#### Work to complete
Give the count of lines holding the string "this" and nothing else.

[start of Given data]

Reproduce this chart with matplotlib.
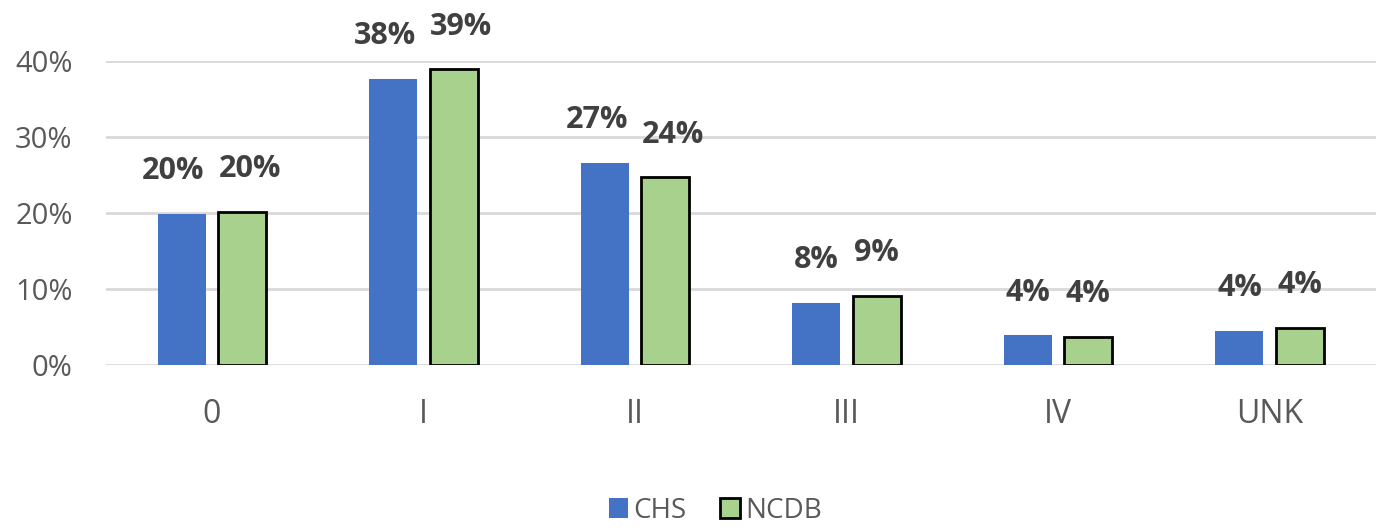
import numpy as np
import matplotlib.pyplot as plt

# --- Data ---
stages = ['0', 'I', 'II', 'III', 'IV', 'UNK']
chs = [0.199, 0.376, 0.266, 0.082, 0.039, 0.045]
ncdb = [0.201, 0.389, 0.247, 0.091, 0.037, 0.049]
chs_labels = ['20%', '38%', '27%', '8%', '4%', '4%']
ncdb_labels = ['20%', '39%', '24%', '9%', '4%', '4%']

plt.rcParams['font.family'] = ['Open Sans', 'DejaVu Sans']

fig = plt.figure(figsize=(13.89, 5.31), dpi=100)
ax = fig.add_axes([0.0763, 0.3126, 0.914, 0.5725])

x = np.arange(len(stages))
w = 0.227
off = 0.143

b1 = ax.bar(x - off, chs, w, color='#4472C4', label='CHS', zorder=3)
b2 = ax.bar(x + off, ncdb, w, color='#A9D18E', edgecolor='black', linewidth=2,
            label='NCDB', zorder=3)

# --- Value labels ---
anns = []
for bars, labels in [(b1, chs_labels), (b2, ncdb_labels)]:
    row = []
    for bar, lab in zip(bars, labels):
        a = ax.annotate(lab, (bar.get_x() + bar.get_width() / 2, bar.get_height()),
                        xytext=(0, 20), textcoords='offset points',
                        ha='center', va='bottom', fontsize=22, fontweight='bold',
                        color='#404040')
        row.append(a)
    anns.append(row)

ax.set_xlim(-0.5, len(stages) - 0.5)
ax.set_ylim(0, 0.40)
ax.set_yticks([0, 0.1, 0.2, 0.3, 0.4])
ax.set_yticklabels(['0%', '10%', '20%', '30%', '40%'])
ax.set_xticks(x)
ax.set_xticklabels(stages)
ax.tick_params(axis='y', labelsize=21, colors='#595959', length=0, pad=24)
ax.tick_params(axis='x', labelsize=23, colors='#595959', length=0, pad=24)
ax.grid(axis='y', color='#D9D9D9', linewidth=2, zorder=0)
for s in ax.spines.values():
    s.set_visible(False)

# push apart labels that collide (like Excel does)
fig.canvas.draw()
r = fig.canvas.get_renderer()
for a1, a2 in zip(anns[0], anns[1]):
    e1 = a1.get_window_extent(r)
    e2 = a2.get_window_extent(r)
    vert = min(e1.y1, e2.y1) - max(e1.y0, e2.y0)
    overlap = e1.x1 + 14 - e2.x0
    if vert > 0 and overlap > 0:
        d = overlap / 2 * 72 / fig.dpi
        a1.xyann = (-d, 20)
        a2.xyann = (d, 20)

leg = fig.legend(loc='lower center', ncol=2, frameon=False, fontsize=20,
                 bbox_to_anchor=(0.515, -0.035), handlelength=0.7, handleheight=0.7,
                 handletextpad=0.2, columnspacing=1.2)
for t in leg.get_texts():
    t.set_color('#595959')

fig.savefig('out.png', dpi=100)
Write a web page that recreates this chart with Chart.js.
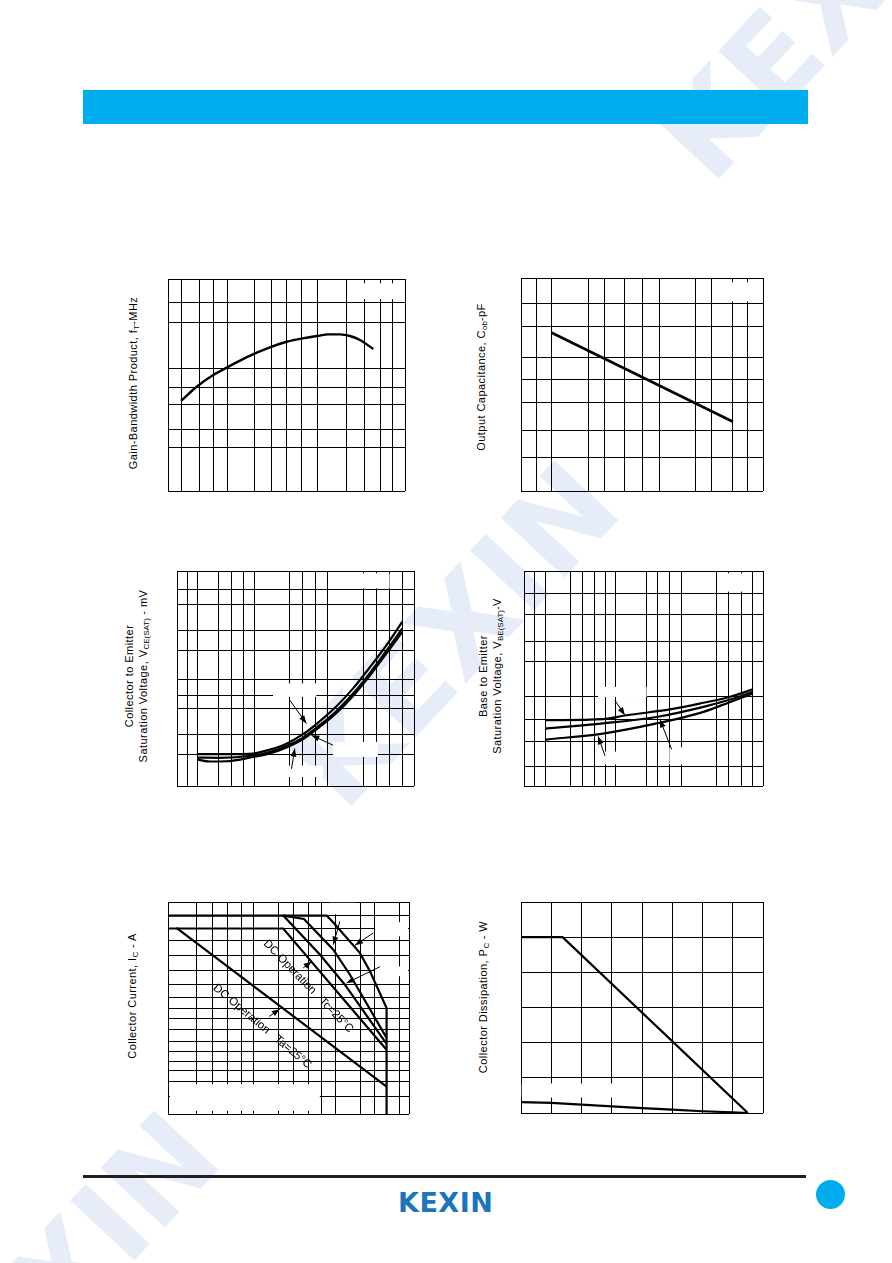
<!DOCTYPE html>
<html>
<head>
<meta charset="utf-8">
<title>KEXIN characteristic curves</title>
<script src="https://cdn.jsdelivr.net/npm/chart.js@4.4.1/dist/chart.umd.min.js"></script>
<style>
  html, body { margin: 0; padding: 0; background: #fff; }
  #page { position: relative; width: 892px; height: 1263px; overflow: hidden; background: #fff;
          font-family: "Liberation Sans", Arial, sans-serif; color: #000; }
  .wm { position: absolute; transform: translate(-50%, -50%) rotate(-47deg);
        font: bold 120px "DejaVu Sans", sans-serif; color: #e7edf8; white-space: nowrap; line-height: 1; }
  .plot { position: absolute; }
  .yt { position: absolute; transform: translate(-50%, -50%) rotate(-90deg); white-space: nowrap;
        font-size: 11px; line-height: 14px; text-align: center; letter-spacing: .45px; }
  .yt sub { font-size: 8px; vertical-align: -2px; line-height: 0; letter-spacing: 0; }
  #bar { position: absolute; left: 83px; top: 90px; width: 725px; height: 34px; background: #00aeef; }
  #rule { position: absolute; left: 83px; top: 1175px; width: 723px; height: 3px; background: #231f20; }
  #logo { position: absolute; left: 398px; top: 1189px; font: bold 27px "DejaVu Sans", sans-serif;
          line-height: 27px; color: #1b75bb; letter-spacing: .5px; }
  #dot { position: absolute; left: 816px; top: 1180px; width: 29px; height: 29px; border-radius: 50%; background: #00aeef; }
</style>
</head>
<body>
<div id="page">
  <div class="wm" style="left:455px;top:635px">KEXIN</div>
  <div class="wm" style="left:822px;top:8px">KEXIN</div>
  <div class="wm" style="left:55px;top:1285px">KEXIN</div>

  <div id="bar"></div>

  <div class="plot" style="left:165px;top:276px;width:244px;height:219px"><canvas id="ftChart"></canvas></div>
  <div class="plot" style="left:518px;top:275px;width:249px;height:220px"><canvas id="cobChart"></canvas></div>
  <div class="plot" style="left:174px;top:568px;width:244px;height:222px"><canvas id="vceChart"></canvas></div>
  <div class="plot" style="left:521px;top:568px;width:246px;height:222px"><canvas id="vbeChart"></canvas></div>
  <div class="plot" style="left:165px;top:899px;width:248px;height:219px"><canvas id="soaChart"></canvas></div>
  <div class="plot" style="left:518px;top:899px;width:249px;height:218px"><canvas id="pcChart"></canvas></div>

  <div class="yt" style="left:133px;top:383px">Gain-Bandwidth Product, f<sub>T</sub>-MHz</div>
  <div class="yt" style="left:481px;top:377px">Output Capacitance, C<sub>ob</sub>-pF</div>
  <div class="yt" style="left:136px;top:676px">Collector to Emitter<br>Saturation Voltage, V<sub>CE(SAT)</sub> - mV</div>
  <div class="yt" style="left:490px;top:676px">Base to Emitter<br>Saturation Voltage, V<sub>BE(SAT)</sub>-V</div>
  <div class="yt" style="left:132px;top:996px">Collector Current, I<sub>C</sub> - A</div>
  <div class="yt" style="left:483px;top:997px">Collector Dissipation, P<sub>C</sub> - W</div>

  <div id="rule"></div>
  <div id="logo">KEXIN</div>
  <div id="dot"></div>
</div>

<script>
// --- fT vs Ic (plot units 0..100, no printed ticks) ---
const ftGridX = [5.5, 13.1, 19.0, 24.9, 36.7, 43.5, 50.2, 56.5, 62.9, 75.5, 83.1, 89.5, 94.9];
const ftGridY = [20.4, 29.1, 40.9, 48.9, 57.9, 79.4, 89.0];
const ftIc = [5.5, 12.1, 19.1, 24.8, 30.4, 36.7, 43.0, 50.1, 56.7, 63.0, 67.6, 72.6, 76.8, 81.0, 86.6];
const ftVal = [42.5, 49.2, 54.7, 58.2, 61.5, 64.9, 67.8, 70.4, 72.0, 73.1, 73.9, 73.9, 73.1, 71.2, 67.0];

// --- Cob vs Vcb ---
const cobGridX = [6.5, 12.7, 27.8, 34.4, 42.9, 50.1, 57.1, 72.2, 78.9, 87.6, 93.8];
const cobGridY = [15.6, 28.2, 41.6, 52.4, 62.8, 77.2, 87.8];
const cobVcb = [12.7, 87.6];
const cobVal = [74.3, 32.5];

// --- VCE(sat) vs Ic, three temperatures ---
const vceGridX = [4.4, 8.6, 17.3, 23.0, 28.1, 32.8, 47.5, 52.9, 58.5, 63.7, 78.5, 84.1, 89.7, 95.1];
const vceGridY = [14.6, 23.9, 36.1, 42.3, 49.6, 62.9, 72.2, 84.5, 91.6];
const vceIcA = [8.6, 22.2, 32.1, 39.1, 46.2, 53.2, 60.2, 67.3, 74.3, 81.3, 88.4, 95.1];
const vceA = [14.8, 14.8, 15.1, 16.9, 19.7, 24.1, 30.1, 37.1, 45.4, 55.1, 65.5, 76.4];
const vceIcB = [8.6, 18.0, 32.1, 39.1, 46.2, 53.2, 60.2, 67.3, 74.3, 81.3, 88.4, 95.1];
const vceB = [13.2, 13.1, 14.2, 15.8, 18.6, 22.5, 28.3, 34.9, 43.0, 52.4, 62.9, 73.3];
const vceIcC = [8.6, 13.8, 20.8, 32.1, 39.1, 46.2, 53.2, 60.2, 67.3, 74.3, 81.3, 88.4, 95.1];
const vceC = [12.3, 11.4, 11.5, 13.5, 15.1, 17.9, 21.8, 27.5, 34.0, 41.9, 51.2, 61.7, 71.7];

// --- VBE(sat) vs Ic, three temperatures ---
const vbeGridX = [4.2, 9.1, 19.6, 24.5, 29.7, 33.9, 38.1, 51.3, 55.8, 60.8, 65.7, 80.7, 85.6, 90.8, 95.8];
const vbeGridY = [9.3, 20.5, 30.9, 41.5, 57.8, 67.4, 79.8, 89.6];
const vbeIcTop = [9.1, 33.1, 42.9, 61.1, 75.1, 86.3, 95.8];
const vbeTop = [30.6, 31.1, 32.9, 35.6, 38.7, 41.5, 45.0];
const vbeIc = [9.1, 33.1, 55.5, 75.1, 86.3, 95.8];
const vbeMid = [26.7, 29.1, 32.1, 36.8, 40.2, 43.8];
const vbeLow = [21.6, 24.4, 29.1, 34.5, 39.1, 43.0];

// --- Safe operating area ---
const soaGridX = [11.9, 18.4, 24.8, 30.4, 35.4, 46.0, 52.2, 58.5, 63.6, 69.7, 79.7, 85.5, 95.9];
const soaGridY = [8.2, 15.3, 20.3, 24.7, 29.4, 34.2, 39.7, 44.9, 50.0, 55.0, 61.0, 67.6, 74.7, 81.8, 87.7, 93.6];
const soaVceOuter = [0, 65.8, 68.6, 79.6, 83.8, 90.7, 90.7];
const soaIcOuter = [93.6, 93.6, 90.3, 76.0, 67.3, 50.0, 0];
const soaVceP2 = [47.8, 56.4, 68.6, 75.5, 90.7];
const soaIcP2 = [93.6, 92.0, 77.5, 65.7, 35.9];
const soaVceP1 = [47.8, 63.0, 73.4, 90.7];
const soaIcP1 = [93.6, 75.2, 61.0, 33.1];
const soaVceTc = [0, 47.8, 90.7];
const soaIcTc = [87.5, 87.5, 30.3];
const soaVceTa = [3.5, 90.7];
const soaIcTa = [87.8, 12.9];

// --- Pc vs temperature (deg C, W) ---
const pcTicksX = [20, 40, 60, 80, 100, 120, 140];
const pcTicksY = [5, 10, 15, 20, 25];
const pcTempCase = [0, 27.5, 150];
const pcCase = [25, 25, 0];
const pcTempAmb = [0, 20, 40, 60, 80, 100, 120, 140, 150];
const pcAmb = [1.55, 1.45, 1.2, 0.95, 0.7, 0.48, 0.25, 0.1, 0];

// blanked label areas, leader arrows and inline notes (in plot units)
const sheetMarks = {
  id: 'sheetMarks',
  beforeDatasetsDraw(chart, args, opts) {
    const { ctx, scales: { x, y } } = chart;
    ctx.save();
    ctx.fillStyle = '#fff';
    (opts.blanks || []).forEach(([x1, y1, x2, y2]) => {
      const a = x.getPixelForValue(x1), b = x.getPixelForValue(x2);
      const c = y.getPixelForValue(y1), d = y.getPixelForValue(y2);
      ctx.fillRect(Math.min(a, b), Math.min(c, d), Math.abs(b - a), Math.abs(d - c));
    });
    ctx.restore();
  },
  afterDatasetsDraw(chart, args, opts) {
    const { ctx, scales: { x, y } } = chart;
    ctx.save();
    ctx.strokeStyle = '#000';
    ctx.fillStyle = '#000';
    ctx.lineWidth = 1;
    (opts.arrows || []).forEach(([x1, y1, x2, y2]) => {
      const ax = x.getPixelForValue(x1), ay = y.getPixelForValue(y1);
      const bx = x.getPixelForValue(x2), by = y.getPixelForValue(y2);
      const ang = Math.atan2(by - ay, bx - ax);
      ctx.beginPath();
      ctx.moveTo(ax, ay);
      ctx.lineTo(bx, by);
      ctx.stroke();
      ctx.beginPath();
      ctx.moveTo(bx, by);
      ctx.lineTo(bx - 8 * Math.cos(ang) + 3 * Math.sin(ang), by - 8 * Math.sin(ang) - 3 * Math.cos(ang));
      ctx.lineTo(bx - 8 * Math.cos(ang) - 3 * Math.sin(ang), by - 8 * Math.sin(ang) + 3 * Math.cos(ang));
      ctx.closePath();
      ctx.fill();
    });
    ctx.font = '11.5px "Liberation Sans", Arial, sans-serif';
    ctx.textAlign = 'center';
    ctx.textBaseline = 'middle';
    (opts.notes || []).forEach(n => {
      ctx.save();
      ctx.translate(x.getPixelForValue(n.x), y.getPixelForValue(n.y));
      ctx.rotate(n.angle * Math.PI / 180);
      ctx.fillText(n.text, 0, 0);
      ctx.restore();
    });
    ctx.restore();
  }
};

function gridAxis(min, max, lines) {
  return {
    type: 'linear',
    min: min,
    max: max,
    border: { display: false },
    grid: { color: '#000', lineWidth: 1, drawTicks: false },
    ticks: { display: false },
    afterBuildTicks: axis => {
      axis.ticks = [min, ...lines, max].map(value => ({ value }));
    }
  };
}

function series(xs, ys, width) {
  return {
    data: xs.map((v, i) => ({ x: v, y: ys[i] })),
    borderColor: '#000',
    borderWidth: width,
    pointRadius: 0,
    fill: false
  };
}

function sheetChart(id, datasets, xAxis, yAxis, marks, smooth) {
  new Chart(document.getElementById(id), {
    type: 'line',
    data: { datasets: datasets },
    options: {
      responsive: true,
      maintainAspectRatio: false,
      animation: false,
      events: [],
      layout: { padding: { left: 3, top: 3, right: 4, bottom: 4 } },
      elements: { line: { tension: smooth ? 0.4 : 0, cubicInterpolationMode: smooth ? 'monotone' : 'default' } },
      plugins: {
        legend: { display: false },
        tooltip: { enabled: false },
        sheetMarks: marks || {}
      },
      scales: { x: xAxis, y: yAxis }
    },
    plugins: [sheetMarks]
  });
}

sheetChart('ftChart',
  [series(ftIc, ftVal, 2.4)],
  gridAxis(0, 100, ftGridX), gridAxis(0, 100, ftGridY),
  { blanks: [[77.5, 90.5, 97, 98]] }, true);

sheetChart('cobChart',
  [series(cobVcb, cobVal, 2.6)],
  gridAxis(0, 100, cobGridX), gridAxis(0, 100, cobGridY),
  { blanks: [[79, 89, 99, 98]] }, false);

sheetChart('vceChart',
  [series(vceIcA, vceA, 2.2), series(vceIcB, vceB, 2.2), series(vceIcC, vceC, 2.2)],
  gridAxis(0, 100, vceGridX), gridAxis(0, 100, vceGridY),
  {
    blanks: [[72.9, 91.9, 89.7, 98.9], [40.5, 41.5, 58.8, 47.7], [65.8, 13.5, 84.8, 20.5], [46.8, 4.2, 61.6, 9.5]],
    arrows: [[47.6, 39.9, 54.6, 29.1], [65.8, 19.0, 56.7, 23.6], [48.3, 8.0, 49.7, 17.4]]
  }, true);

sheetChart('vbeChart',
  [series(vbeIcTop, vbeTop, 2.2), series(vbeIc, vbeMid, 2.2), series(vbeIc, vbeLow, 2.2)],
  gridAxis(0, 100, vbeGridX), gridAxis(0, 100, vbeGridY),
  {
    blanks: [[81.4, 90.4, 94.7, 98.9], [31.0, 41.4, 51.3, 46.1], [29.7, 10.0, 38.9, 16.0], [60.8, 10.0, 68.1, 18.0]],
    arrows: [[38.0, 39.9, 42.2, 32.9], [61.8, 17.0, 56.9, 30.9], [33.9, 14.0, 31.0, 23.1]]
  }, true);

sheetChart('soaChart',
  [series(soaVceOuter, soaIcOuter, 2.2), series(soaVceP2, soaIcP2, 2.2), series(soaVceP1, soaIcP1, 2.2),
   series(soaVceTc, soaIcTc, 2.2), series(soaVceTa, soaIcTa, 2.2)],
  gridAxis(0, 100, soaGridX), gridAxis(0, 100, soaGridY),
  {
    blanks: [[67.0, 94.2, 78.0, 99.6], [85.9, 83.8, 99.6, 90.5], [85.9, 65.0, 99.6, 69.6], [0.8, 1.5, 63, 14.0]],
    arrows: [[71.3, 90.9, 68.6, 79.9], [85.2, 85.4, 77.6, 79.6], [88.0, 69.5, 74.1, 61.8], [56.1, 68.9, 59.6, 71.9], [42.0, 46.0, 46.4, 49.5]],
    notes: [
      { x: 58.2, y: 60.2, angle: 46, text: 'DC Operation   Tc=25°C' },
      { x: 39.1, y: 41.3, angle: 40, text: 'DC Operation   Ta=25°C' }
    ]
  }, false);

sheetChart('pcChart',
  [series(pcTempCase, pcCase, 2.2), series(pcTempAmb, pcAmb, 2.2)],
  gridAxis(0, 160, pcTicksX), gridAxis(0, 30, pcTicksY),
  { blanks: [[0.5, 2.2, 63, 4.2]] }, false);
</script>
</body>
</html>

[end of Given data]

#### Exercise solution
2